8 Ways Felicia Day is the Amy Poehler of Geek Culture
Felicia Day, for those who are unaware of Dr. Horrible's Sing-Along Blog, the TV shows Eureka or Supernatural, the web series The Guild, or a little web channel called Geek and Sundry (it's okay if you haven't, just don't disappoint me again), Day is the wonderful geek maven behind a series of beloved characters and few fantastic series of her own. And she just might be the most adorable person this side of the geek divide. She's basically the Amy Poehler of Geek Culture.
Proof came in the form of an hour long discussion with the actress and writer Friday at New York Comic Con where she spoke about Geek and Sundry, and the many other sundry moments of her busy, busy career.
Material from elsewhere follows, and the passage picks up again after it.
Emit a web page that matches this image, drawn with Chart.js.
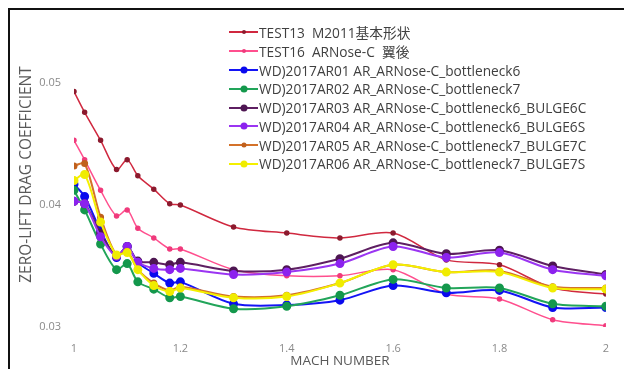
<!DOCTYPE html>
<html>
<head>
<meta charset="utf-8">
<script src="https://cdn.jsdelivr.net/npm/chart.js@4"></script>
<style>
  html, body { margin: 0; padding: 0; background: #fff; }
  #wrap { position: relative; width: 624px; height: 369px; overflow: hidden; }
  #frame { position: absolute; left: 8px; top: 8px; width: 640px; height: 400px;
           border-top: 2px solid #111; border-left: 2px solid #111; }
  #legend { position: absolute; left: 229px; top: 23px; font: 13.7px 'Open Sans', 'Noto Sans CJK JP', sans-serif;
            color: #404040; }
  .row { height: 18.8px; display: flex; align-items: center; white-space: pre; }
  .sw { position: relative; width: 29px; height: 2px; margin-right: 1px; }
  .sw i { position: absolute; left: 50%; top: 50%; transform: translate(-50%, -50%); border-radius: 50%; }
</style>
</head>
<body>
<div id="wrap">
  <canvas id="dragChart" width="624" height="369"></canvas>
  <div id="frame"></div>
  <div id="legend"></div>
</div>
<script>
// Mach numbers (x)
const mach = [1.0, 1.02, 1.05, 1.08, 1.1, 1.12, 1.15, 1.18, 1.2, 1.3, 1.4, 1.5, 1.6, 1.7, 1.8, 1.9, 2.0];

// Zero-lift drag coefficient per configuration
const test13 = [0.0493, 0.0476, 0.0453, 0.0429, 0.0437, 0.0424, 0.0413, 0.0401, 0.0400, 0.0382, 0.0377, 0.0373, 0.0377, 0.0355, 0.0351, 0.0332, 0.0327];
const test16 = [0.0453, 0.0437, 0.0412, 0.0391, 0.0396, 0.0381, 0.0373, 0.0364, 0.0364, 0.0347, 0.0342, 0.0342, 0.0347, 0.0327, 0.0323, 0.0306, 0.0301];
const ar01 = [0.0417, 0.0407, 0.0379, 0.0357, 0.0366, 0.0353, 0.0344, 0.0336, 0.0337, 0.0319, 0.0318, 0.0322, 0.0334, 0.0328, 0.0330, 0.0316, 0.0316];
const ar02 = [0.0412, 0.0396, 0.0368, 0.0347, 0.0352, 0.0337, 0.0331, 0.0324, 0.0325, 0.0315, 0.0317, 0.0326, 0.0339, 0.0332, 0.0332, 0.0319, 0.0317];
const ar03 = [0.0403, 0.0401, 0.0377, 0.0358, 0.0366, 0.0354, 0.0353, 0.0351, 0.0353, 0.0346, 0.0347, 0.0356, 0.0369, 0.0360, 0.0363, 0.0350, 0.0343];
const ar04 = [0.0403, 0.0401, 0.0374, 0.0358, 0.0366, 0.0353, 0.0348, 0.0347, 0.0348, 0.0343, 0.0345, 0.0352, 0.0366, 0.0357, 0.0361, 0.0347, 0.0342];
const ar05 = [0.0432, 0.0434, 0.0390, 0.0359, 0.0362, 0.0347, 0.0336, 0.0330, 0.0333, 0.0325, 0.0326, 0.0336, 0.0351, 0.0345, 0.0346, 0.0333, 0.0332];
const ar06 = [0.0420, 0.0425, 0.0386, 0.0359, 0.0361, 0.0347, 0.0334, 0.0329, 0.0332, 0.0324, 0.0325, 0.0336, 0.0351, 0.0345, 0.0345, 0.0332, 0.0331];

const seriesNames = [
    'TEST13  M2011基本形状',
    'TEST16  ARNose-C  翼後',
    'WD)2017AR01 AR_ARNose-C_bottleneck6',
    'WD)2017AR02 AR_ARNose-C_bottleneck7',
    'WD)2017AR03 AR_ARNose-C_bottleneck6_BULGE6C',
    'WD)2017AR04 AR_ARNose-C_bottleneck6_BULGE6S',
    'WD)2017AR05 AR_ARNose-C_bottleneck7_BULGE7C',
    'WD)2017AR06 AR_ARNose-C_bottleneck7_BULGE7S'
];
const seriesValues = [test13, test16, ar01, ar02, ar03, ar04, ar05, ar06];

const xTicks = [1, 1.2, 1.4, 1.6, 1.8, 2];
const yTicks = [0.03, 0.04, 0.05];

// line colour, marker colour, marker radius, line width
const styles = [
    ['#d0283f', '#8c1a2e', 2, 1.5],
    ['#ff4f8e', '#f03a7c', 2, 1.5],
    ['#1414f5', '#0a0aee', 3.5, 2],
    ['#22a55a', '#14984c', 3.5, 2],
    ['#5e1f62', '#4e1652', 3.5, 2],
    ['#9b35f2', '#8c22ee', 3.5, 2],
    ['#d4722a', '#c0601c', 2.5, 2],
    ['#f4f000', '#f0ec00', 3.5, 2]
];

const datasets = seriesValues.map((vals, i) => ({
    label: seriesNames[i],
    data: vals.map((v, j) => ({ x: mach[j], y: v })),
    borderColor: styles[i][0],
    backgroundColor: styles[i][1],
    pointBorderColor: styles[i][1],
    pointBackgroundColor: styles[i][1],
    pointRadius: styles[i][2],
    borderWidth: styles[i][3],
    tension: 0.3,
    order: seriesValues.length - i   // later series drawn on top, like the original
}));

const ctx = document.getElementById('dragChart').getContext('2d');
const myChart = new Chart(ctx, {
    type: 'line',
    data: { datasets: datasets },
    options: {
        responsive: false,
        animation: false,
        layout: { padding: { left: 8, top: 22, right: 11, bottom: 0 } },
        plugins: {
            legend: { display: false },
            tooltip: { enabled: false }
        },
        scales: {
            x: {
                type: 'linear',
                min: 1,
                max: 2,
                afterFit: (axis) => { axis.height = 42; },
                afterBuildTicks: (axis) => { axis.ticks = xTicks.map(v => ({ value: v })); },
                grid: { display: false, drawTicks: false },
                border: { display: false },
                ticks: {
                    padding: 15,
                    color: '#8a8a8a',
                    font: { family: 'Open Sans', size: 11 },
                    callback: (v) => String(v)
                },
                title: {
                    display: true,
                    text: 'MACH NUMBER',
                    color: '#595959',
                    font: { family: 'Open Sans', size: 13.5 },
                    padding: { top: 0, bottom: 0 }
                }
            },
            y: {
                min: 0.03,
                max: 0.055,
                afterFit: (axis) => { axis.width = 66; },
                afterBuildTicks: (axis) => { axis.ticks = yTicks.map(v => ({ value: v })); },
                grid: { display: false, drawTicks: false },
                border: { display: false },
                ticks: {
                    padding: 13,
                    color: '#8a8a8a',
                    font: { family: 'Open Sans', size: 11 },
                    callback: (v) => v.toFixed(2)
                },
                title: {
                    display: true,
                    text: 'ZERO-LIFT DRAG COEFFICIENT',
                    color: '#595959',
                    font: { family: 'Open Sans', size: 15.5 },
                    padding: { top: 9, bottom: 0 }
                }
            }
        }
    }
});

// Legend drawn as HTML, built from the chart's datasets
const legend = document.getElementById('legend');
myChart.data.datasets.forEach((ds) => {
    const row = document.createElement('div');
    row.className = 'row';
    const sw = document.createElement('span');
    sw.className = 'sw';
    sw.style.background = ds.borderColor;
    const dot = document.createElement('i');
    const d = ds.pointRadius * 2;
    dot.style.width = d + 'px';
    dot.style.height = d + 'px';
    dot.style.background = ds.pointBackgroundColor;
    sw.appendChild(dot);
    row.appendChild(sw);
    row.appendChild(document.createTextNode(ds.label));
    legend.appendChild(row);
});
</script>
</body>
</html>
It was nothing short of a ray of sunshine in the basement of New York's Javitz Center, where no sun can reach and cell phone service goes to die.
Here are 10 reasons you're about to fall in love with Ms. Felicia Day:
SHE'S NOT PERFECT, WHICH MAKES HER PERFECT
Day is known for her intense love of video games, which led to a Geek and Sundry series in which she and her brother play classic video games together. Apparently, Day never played Pokemon games and her fans were none too please with the gaming goddess. But to that, she offered no apologies, instead teasing them back: "Don't take my geek card away because I don't know what a Charmander is."
Amen, sister. I'm not sure what it is either, but suddenly I find myself craving a flame-broiled cheeseburger.
SHE GIVES AMAZING ADVICE
Seriously, this advice will put whatever your best friend told you to shame (sorry, readers' best friends). It's simple, but she knows from experience that comparing ourselves to others who've had success in fields we'd like to succeed in can only lead to disappointment. "Only you can be you," she said. Do you hear that, folks? Don't keep comparing everything you do to your idols — you're not the same person and you might not experience success the same way.
There's just one problem with this great advice: now I'm starting to wonder if I'll ever be as wonderful as Felicia Day. Dammit.
SHE'S RESPONSIBLE FOR THIS VIDEO HAVING A HOME ON THE INTERNET:
SHE DOESN'T BELIEVE IN V.I.P. STATUS
At the last big Comic Con event in 2013, San Diego Comic-Con hosted a week-long party for her fans — no list spot required. She told the fans at NYCC that she wanted to correct the imbalance of SDCC being "super closed off from normal people." For her, it's all about the fans.
SHE'S IRRESISTIBLY HUMBLE
The actress and entrepreneur recently cut off her iconic red locks to make way for a choppy new short hairdo (below), which garnered her many over-the-top compliments during her appearance at NYCC. Her response? Adorable, hilarious deflection from praise. "Yeah, I went to a bar last night and people were hitting on me. So I left."
The best way to take a compliment? With a dose of humor. Well done, lady.
SHE OWNS HER QUESTIONABLE DECISIONS
Day was in Bring it On Again, a terrible straight-to-DVD sequel to the 2000 classic cheerleader comedy Bring It On. Yeah, she knows that movie was awful, but her response to one fan who questioned her decision made it all worthwhile. "Why would I not do that?"
She's right. Who wouldn't want to goof around in a terribly awesome straight-to-DVD remake? All fun, zero pressure.
SHE WANTS TO GIVE US THE POWER OF NATHAN FILLION'S HUGS
Let's just go with the quote on this one:
"If there was a neural network and I could share with you all any sensation, it would be the sensation of Nathan Fillion's hugs."
Well, you heard her, Science. Get to it already.
LASTLY, SHE WANTS YOU TO CREATE NEW, WONDERFUL, GEEKY THINGS WITH HER
You have her full support. While she lamented not being able to bring every Vlogger and online personality onto her Geek and Sundry channel, she left her fans with one very important piece of advice: "You don't need anyone's permission to make something."
You know, if this Math-major-turned-actress-and-queen-of-geeks teamed up with Tina Fey, Amy Poehler, and Mindy Kaling, they wouldn't just have a shot at taking over the world; we'd hand the whole damn thing right on over to them.